Perhaps capitalizing on the growing visual nature of internet content, Warmuth has assembled a Pinterest site with boards devoted to his quest to shed light on Dylan's borrowings and make them not so anonymous. One of the boards is titled A Bob Dylan Bookshelf. It's an extensive collection of sources that demonstrates am impressive degree of research on Warmuth's part. Authors in this collection include George Orwell, Michael Crichton, Willa Cather, William Burroughs, Alec Wilder, H.G. Wells, Carl Sandberg, Jim Bouton, Ovid, Homer, Joyce Carol Oates, Jack London, and on and on and on.

A second Pinterest board is titled A Tempest Commonplace, in which Warmuth gathers findings that may have influenced the songs on Dylan's last album of original work. The author/musician/disc jockey acknowledges the assistance of collaborators on this board.

Warmuth's third Pinterest board is not directly related to Dylan, and yet there is a connection. The board is titled The Wonder Pack of the Universe, and it consists of Svengali decks. Like Dylan, who once stated that if he could go back in time to any moment in history it would be to see Houdini's escape when he was dropped into the East River, Warmuth is evidently fascinated by magic.

The fourth Pinterest board managed by Warmuth explores Dylan's use of the works of Robert Louis Stevenson in Chronicles: Volume One, beginning with Stevenson's short story "The Story of a Lie."

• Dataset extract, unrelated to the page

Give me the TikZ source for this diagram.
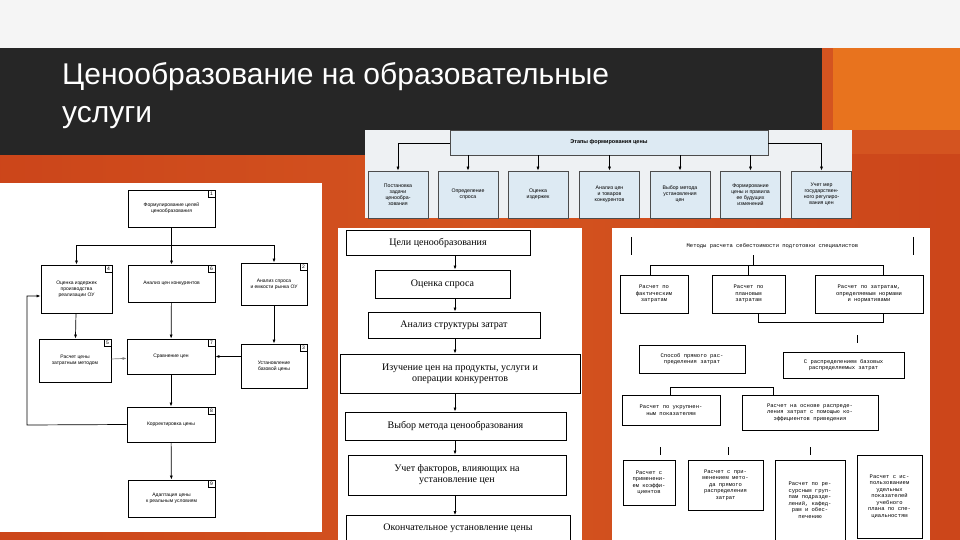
\documentclass[tikz,border=0pt]{standalone}
\usepackage{fontspec}
\setmainfont{Liberation Sans}
\setmonofont{Liberation Mono}
\newfontfamily\serifx{Liberation Serif}
\usetikzlibrary{arrows.meta}
\definecolor{bgor}{HTML}{D45420}
\definecolor{dark}{HTML}{262626}
\definecolor{orsq}{HTML}{E8731E}
\definecolor{lblue}{HTML}{DDEAF3}
\definecolor{panelg}{HTML}{EEF1F3}
\tikzset{
 lb/.style={draw,line width=0.8pt,fill=white,align=center,font=\fontsize{5}{6}\selectfont,inner sep=1pt},
 num/.style={draw,line width=0.6pt,fill=white,font=\fontsize{5}{5}\selectfont,inner sep=1pt,minimum size=7pt,anchor=north east},
 ar/.style={-{Latex[length=4pt,width=3pt]},line width=0.7pt},
 mb/.style={draw,line width=0.8pt,fill=white,align=center,font=\serifx\fontsize{10}{11}\selectfont,inner sep=1pt},
 bb/.style={draw=black!70,line width=0.7pt,fill=lblue,align=center,font=\fontsize{5.2}{6}\selectfont,inner sep=1pt},
 rb/.style={draw,line width=0.7pt,fill=white,align=center,font=\ttfamily\fontsize{5.5}{6.5}\selectfont,inner sep=1pt},
}
\begin{document}
\begin{tikzpicture}[x=1pt,y=-1pt]
\useasboundingbox (0,0) rectangle (960,540);
\fill[bgor] (0,0) rectangle (960,540);
\shade[left color=bgor!80!red!90!black, right color=bgor, opacity=0.6] (0,155) rectangle (480,540);
\shade[left color=bgor, right color=bgor!80!red!90!black, opacity=0.6] (480,155) rectangle (960,540);
\fill[white!92!gray] (0,0) rectangle (960,48);
\fill[dark] (0,48) rectangle (822,155);
\fill[orsq] (833,48) rectangle (960,130);
\node[anchor=north west,text=white,align=left,font=\fontsize{30}{38}\selectfont,inner sep=0] (title) at (62,62) {Ценообразование на образовательные\\услуги};
% ===== left panel
\fill[white] (0,183) rectangle (322,532);
\newcommand\lbox[6]{\node[lb,minimum width=#3,minimum height=#4] (#1) at (#2) {#5};\node[num] (n#1) at (#1.north east) {#6};}
\lbox{b1}{171.5,208.5}{87pt}{37pt}{Формулирование целей\\ценообразования}{1}
\lbox{b4}{76.5,289}{71pt}{48pt}{Оценка издержек\\производства\\реализации ОУ}{4}
\lbox{b6}{171.5,283.5}{87pt}{37pt}{Анализ цен конкурентов}{6}
\lbox{b2}{274,284}{66pt}{42pt}{Анализ спроса\\и емкости рынка ОУ}{2}
\lbox{b5}{75,360.5}{72pt}{43pt}{Расчет цены\\затратным методом}{5}
\lbox{b7}{171,356.5}{88pt}{35pt}{Сравнение цен}{7}
\lbox{b3}{274,366}{66pt}{44pt}{Установление\\базовой цены}{3}
\lbox{b8}{171,424.5}{88pt}{35pt}{Корректировка цены}{8}
\lbox{b9}{171.5,498.5}{87pt}{37pt}{Адаптация цены\\к реальным условиям}{9}
\coordinate (br) at (171.5,245);
\draw[line width=0.7pt] (b1.south) -- (br);
\draw[ar] (br) -| (b4.north);
\draw[ar] (br) -| (b2.north);
\draw[ar] (br) -- (b6.north);
\draw[ar] (b4) -- (b5);
\draw[ar] (b2) -- (b3);
\draw[ar] (b6) -- (b7);
\draw[ar,draw=black!50] (b5) -- (b7);
\draw[ar] (b3.west |- b7.east) -- (b7.east);
\draw[ar] (b7) -- (b8);
\draw[ar] (b8) -- (b9);
\coordinate (fb) at (27,425);
\draw[ar] (b8.west) -- (fb) |- (b4.west |- 0,296);
% ===== top panel
\fill[panelg] (365,130) rectangle (852,218);
\node[bb,minimum width=318pt,minimum height=25pt,font=\bfseries\fontsize{5.5}{6}\selectfont] (h) at (609,142.5) {Этапы формирования цены};
\newcommand\tb[3]{\node[bb,minimum width=60pt,minimum height=47pt] (#1) at (#2,194.5) {#3};}
\tb{t1}{398}{Постановка\\задачи\\ценообра-\\зования}
\tb{t2}{468}{Определение\\спроса}
\tb{t3}{538}{Оценка\\издержек}
\tb{t4}{609.5}{Анализ цен\\и товаров\\конкурентов}
\tb{t5}{680}{Выбор метода\\установления\\цен}
\tb{t6}{750.5}{Формирование\\цены и правила\\ее будущих\\изменений}
\tb{t7}{821.5}{Учет мер\\государствен-\\ного регулиро-\\вания цен}
\draw[ar] (h.west |- 0,143) -| (t1.north);
\draw[ar] (h.east |- 0,143) -| (t7.north);
\foreach \t in {t2,t3,t4,t5,t6} \draw[ar] (h.south -| \t.north) -- (\t.north);
% ===== middle panel
\fill[white] (338,228) rectangle (582,540);
\node[mb,minimum width=184pt,minimum height=25pt] (m1) at (438,242.5) {Цели ценообразования};
\node[mb,minimum width=135pt,minimum height=28pt] (m2) at (442.5,284) {Оценка спроса};
\node[mb,minimum width=172pt,minimum height=26pt] (m3) at (454,325) {Анализ структуры затрат};
\node[mb,minimum width=240pt,minimum height=39pt] (m4) at (460,373.5) {Изучение цен на продукты, услуги и\\операции конкурентов};
\node[mb,minimum width=221pt,minimum height=28pt] (m5) at (455.5,426) {Выбор метода ценообразования};
\node[mb,minimum width=218pt,minimum height=40pt] (m6) at (457,475) {Учет факторов, влияющих на\\установление цен};
\node[mb,minimum width=224pt,minimum height=25pt] (m7) at (458,528) {Окончательное установление цены};
\foreach \a/\b in {m1/m2,m2/m3,m3/m4,m4/m5,m5/m6,m6/m7}
 \draw[ar] (\a.south -| 455,0) -- (\b.north -| 455,0);
% ===== right panel
\fill[white] (612,228) rectangle (930,540);
\node[align=center,font=\ttfamily\fontsize{5.5}{6.5}\selectfont,minimum width=281pt,minimum height=18pt,inner sep=0] (r0) at (772.5,246) {Методы расчета себестоимости подготовки специалистов};
\draw[line width=0.7pt] (r0.north west) -- (r0.south west) (r0.north east) -- (r0.south east);
\node[rb,minimum width=68pt,minimum height=38pt] (r11) at (654,294) {Расчет по\\фактическим\\затратам};
\node[rb,minimum width=73pt,minimum height=38pt] (r12) at (748.5,294) {Расчет по\\плановым\\затратам};
\node[rb,minimum width=108pt,minimum height=38pt] (r13) at (869,294) {Расчет по затратам,\\определяемым нормами\\и нормативами};
\coordinate (j1) at (753,265);
\draw[line width=0.6pt] (r0.south -| j1) -- (j1) (650,265) -- (883,265);
\draw[line width=0.6pt] (650,265) -- (r11.north -| 650,0) (r12.north |- 0,265) -- (r12.north) (883,265) -- (r13.north -| 883,0);
\draw[line width=0.6pt] (r12.south -| 758,0) -- (758,322) -- (883,322) -- (r13.south -| 883,0);
\coordinate (tk1) at (857,335);
\draw[line width=0.6pt] (tk1) -- (857,343);
\node[rb,minimum width=106pt,minimum height=28pt] (r21) at (692,359) {Способ прямого рас-\\пределения затрат};
\node[rb,minimum width=121pt,minimum height=26pt] (r22) at (843.5,365) {С распределением базовых\\распределяемых затрат};
\coordinate (j2) at (670,387);
\draw[line width=0.6pt] (670,397) -- (j2) -- (773,387) -- (773,395);
\node[rb,minimum width=98pt,minimum height=30pt] (r31) at (671,410) {Расчет по укрупнен-\\ным показателям};
\node[rb,minimum width=136pt,minimum height=35pt] (r32) at (810,412.5) {Расчет на основе распреде-\\ления затрат с помощью ко-\\эффициентов приведения};
\foreach \x in {660,728,810} \draw[line width=0.6pt] (\x,447) -- (\x,455);
\node[rb,minimum width=52pt,minimum height=45pt] (r41) at (649,482.5) {Расчет с\\применени-\\ем коэффи-\\циентов};
\node[rb,minimum width=75pt,minimum height=50pt] (r42) at (725.5,485) {Расчет с при-\\менением мето-\\да прямого\\распределения\\затрат};
\node[rb,minimum width=70pt,minimum height=80pt] (r43) at (810,500) {Расчет по ре-\\сурсным груп-\\пам подразде-\\лений, кафед-\\рам и обес-\\печению};
\node[rb,minimum width=65pt,minimum height=83pt] (r44) at (889.5,496.5) {Расчет с ис-\\пользованием\\удельных\\показателей\\учебного\\плана по спе-\\циальностям};
\end{tikzpicture}
\end{document}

What surprises me most is how unsurprising this seems. Dylan has always clothed himself in fictions, from the early days when he made up stories about his roots on through the charades of Hollywood and the Rolling Thunder Revue. And even if the man himself were a fiction (and some say Shakespeare was) this Minnesota-born storyteller has given a lot of people something very real through his music, songs and performances. And it's been good.